Set down the data below without change, skipping the pictures it holds.

****************************************

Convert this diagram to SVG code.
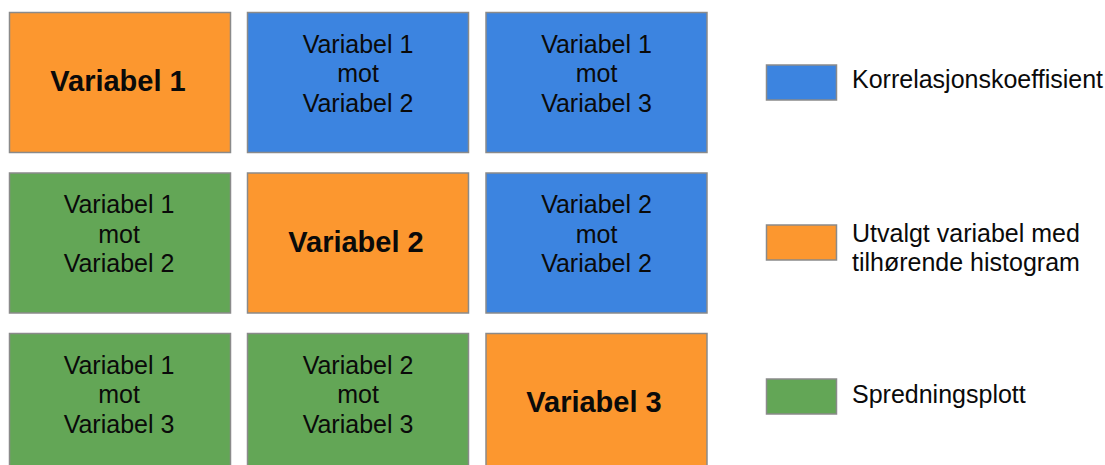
<svg xmlns="http://www.w3.org/2000/svg" width="1105" height="465" viewBox="0 0 1105 465">
  <style>
    .box { stroke: #8a8a8a; stroke-width: 1.5; }
    .orange { fill: #fc972f; }
    .blue { fill: #3c84e0; }
    .green { fill: #63a656; }
    .t { font-family: "Liberation Sans", Arial, sans-serif; font-size: 25px; fill: #0a0a0a; text-anchor: middle; }
    .tb { font-family: "Liberation Sans", Arial, sans-serif; font-size: 29px; font-weight: bold; fill: #0a0a0a; text-anchor: middle; }
    .lg { font-family: "Liberation Sans", Arial, sans-serif; font-size: 25px; fill: #0a0a0a; }
  </style>
  <rect width="1105" height="465" fill="#ffffff"/>

  <!-- Row 1 -->
  <g id="v1">
    <rect class="box orange" x="9.5" y="12.5" width="221" height="140"/>
    <text class="tb" x="118" y="91">Variabel 1</text>
  </g>
  <g id="v1-v2-corr">
    <rect class="box blue" x="247.5" y="12.5" width="221" height="140"/>
    <text class="t" x="358" y="52.5">Variabel 1</text>
    <text class="t" x="358" y="82">mot</text>
    <text class="t" x="358" y="111.5">Variabel 2</text>
  </g>
  <g id="v1-v3-corr">
    <rect class="box blue" x="486" y="12.5" width="221" height="140"/>
    <text class="t" x="596.5" y="52.5">Variabel 1</text>
    <text class="t" x="596.5" y="82">mot</text>
    <text class="t" x="596.5" y="111.5">Variabel 3</text>
  </g>

  <!-- Row 2 -->
  <g id="v1-v2-scatter">
    <rect class="box green" x="9.5" y="173" width="221" height="140"/>
    <text class="t" x="119" y="213">Variabel 1</text>
    <text class="t" x="119" y="242.5">mot</text>
    <text class="t" x="119" y="272">Variabel 2</text>
  </g>
  <g id="v2">
    <rect class="box orange" x="247.5" y="173" width="221" height="140"/>
    <text class="tb" x="356" y="251.5">Variabel 2</text>
  </g>
  <g id="v2-v2-corr">
    <rect class="box blue" x="486" y="173" width="221" height="140"/>
    <text class="t" x="596.5" y="213">Variabel 2</text>
    <text class="t" x="596.5" y="242.5">mot</text>
    <text class="t" x="596.5" y="272">Variabel 2</text>
  </g>

  <!-- Row 3 -->
  <g id="v1-v3-scatter">
    <rect class="box green" x="9.5" y="333.5" width="221" height="140"/>
    <text class="t" x="119" y="373.5">Variabel 1</text>
    <text class="t" x="119" y="403">mot</text>
    <text class="t" x="119" y="432.5">Variabel 3</text>
  </g>
  <g id="v2-v3-scatter">
    <rect class="box green" x="247.5" y="333.5" width="221" height="140"/>
    <text class="t" x="358" y="373.5">Variabel 2</text>
    <text class="t" x="358" y="403">mot</text>
    <text class="t" x="358" y="432.5">Variabel 3</text>
  </g>
  <g id="v3">
    <rect class="box orange" x="486" y="333.5" width="221" height="140"/>
    <text class="tb" x="594" y="412">Variabel 3</text>
  </g>

  <!-- Legend -->
  <g id="legend-corr">
    <rect class="box blue" x="766.5" y="65" width="70" height="35"/>
    <text class="lg" x="852" y="87.5">Korrelasjonskoeffisient</text>
  </g>
  <g id="legend-selected">
    <rect class="box orange" x="766.5" y="225" width="70" height="35"/>
    <text class="lg" x="852" y="241.5">Utvalgt variabel med</text>
    <text class="lg" x="852" y="271">tilhørende histogram</text>
  </g>
  <g id="legend-scatter">
    <rect class="box green" x="766.5" y="379" width="70" height="35"/>
    <text class="lg" x="852" y="402.5">Spredningsplott</text>
  </g>

  <!-- no connectors in this figure -->
  <g id="connectors"/>
</svg>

****************************************

• _THE RESPONSE_
Convert this diagram to SVG code.
<svg xmlns="http://www.w3.org/2000/svg" width="1105" height="465" viewBox="0 0 1105 465">
  <style>
    .box { stroke: #8a8a8a; stroke-width: 1.5; }
    .orange { fill: #fc972f; }
    .blue { fill: #3c84e0; }
    .green { fill: #63a656; }
    .t { font-family: "Liberation Sans", Arial, sans-serif; font-size: 25px; fill: #0a0a0a; text-anchor: middle; }
    .tb { font-family: "Liberation Sans", Arial, sans-serif; font-size: 29px; font-weight: bold; fill: #0a0a0a; text-anchor: middle; }
    .lg { font-family: "Liberation Sans", Arial, sans-serif; font-size: 25px; fill: #0a0a0a; }
  </style>
  <rect width="1105" height="465" fill="#ffffff"/>

  <!-- Row 1 -->
  <g id="v1">
    <rect class="box orange" x="9.5" y="12.5" width="221" height="140"/>
    <text class="tb" x="118" y="91">Variabel 1</text>
  </g>
  <g id="v1-v2-corr">
    <rect class="box blue" x="247.5" y="12.5" width="221" height="140"/>
    <text class="t" x="358" y="52.5">Variabel 1</text>
    <text class="t" x="358" y="82">mot</text>
    <text class="t" x="358" y="111.5">Variabel 2</text>
  </g>
  <g id="v1-v3-corr">
    <rect class="box blue" x="486" y="12.5" width="221" height="140"/>
    <text class="t" x="596.5" y="52.5">Variabel 1</text>
    <text class="t" x="596.5" y="82">mot</text>
    <text class="t" x="596.5" y="111.5">Variabel 3</text>
  </g>

  <!-- Row 2 -->
  <g id="v1-v2-scatter">
    <rect class="box green" x="9.5" y="173" width="221" height="140"/>
    <text class="t" x="119" y="213">Variabel 1</text>
    <text class="t" x="119" y="242.5">mot</text>
    <text class="t" x="119" y="272">Variabel 2</text>
  </g>
  <g id="v2">
    <rect class="box orange" x="247.5" y="173" width="221" height="140"/>
    <text class="tb" x="356" y="251.5">Variabel 2</text>
  </g>
  <g id="v2-v2-corr">
    <rect class="box blue" x="486" y="173" width="221" height="140"/>
    <text class="t" x="596.5" y="213">Variabel 2</text>
    <text class="t" x="596.5" y="242.5">mot</text>
    <text class="t" x="596.5" y="272">Variabel 2</text>
  </g>

  <!-- Row 3 -->
  <g id="v1-v3-scatter">
    <rect class="box green" x="9.5" y="333.5" width="221" height="140"/>
    <text class="t" x="119" y="373.5">Variabel 1</text>
    <text class="t" x="119" y="403">mot</text>
    <text class="t" x="119" y="432.5">Variabel 3</text>
  </g>
  <g id="v2-v3-scatter">
    <rect class="box green" x="247.5" y="333.5" width="221" height="140"/>
    <text class="t" x="358" y="373.5">Variabel 2</text>
    <text class="t" x="358" y="403">mot</text>
    <text class="t" x="358" y="432.5">Variabel 3</text>
  </g>
  <g id="v3">
    <rect class="box orange" x="486" y="333.5" width="221" height="140"/>
    <text class="tb" x="594" y="412">Variabel 3</text>
  </g>

  <!-- Legend -->
  <g id="legend-corr">
    <rect class="box blue" x="766.5" y="65" width="70" height="35"/>
    <text class="lg" x="852" y="87.5">Korrelasjonskoeffisient</text>
  </g>
  <g id="legend-selected">
    <rect class="box orange" x="766.5" y="225" width="70" height="35"/>
    <text class="lg" x="852" y="241.5">Utvalgt variabel med</text>
    <text class="lg" x="852" y="271">tilhørende histogram</text>
  </g>
  <g id="legend-scatter">
    <rect class="box green" x="766.5" y="379" width="70" height="35"/>
    <text class="lg" x="852" y="402.5">Spredningsplott</text>
  </g>

  <!-- no connectors in this figure -->
  <g id="connectors"/>
</svg>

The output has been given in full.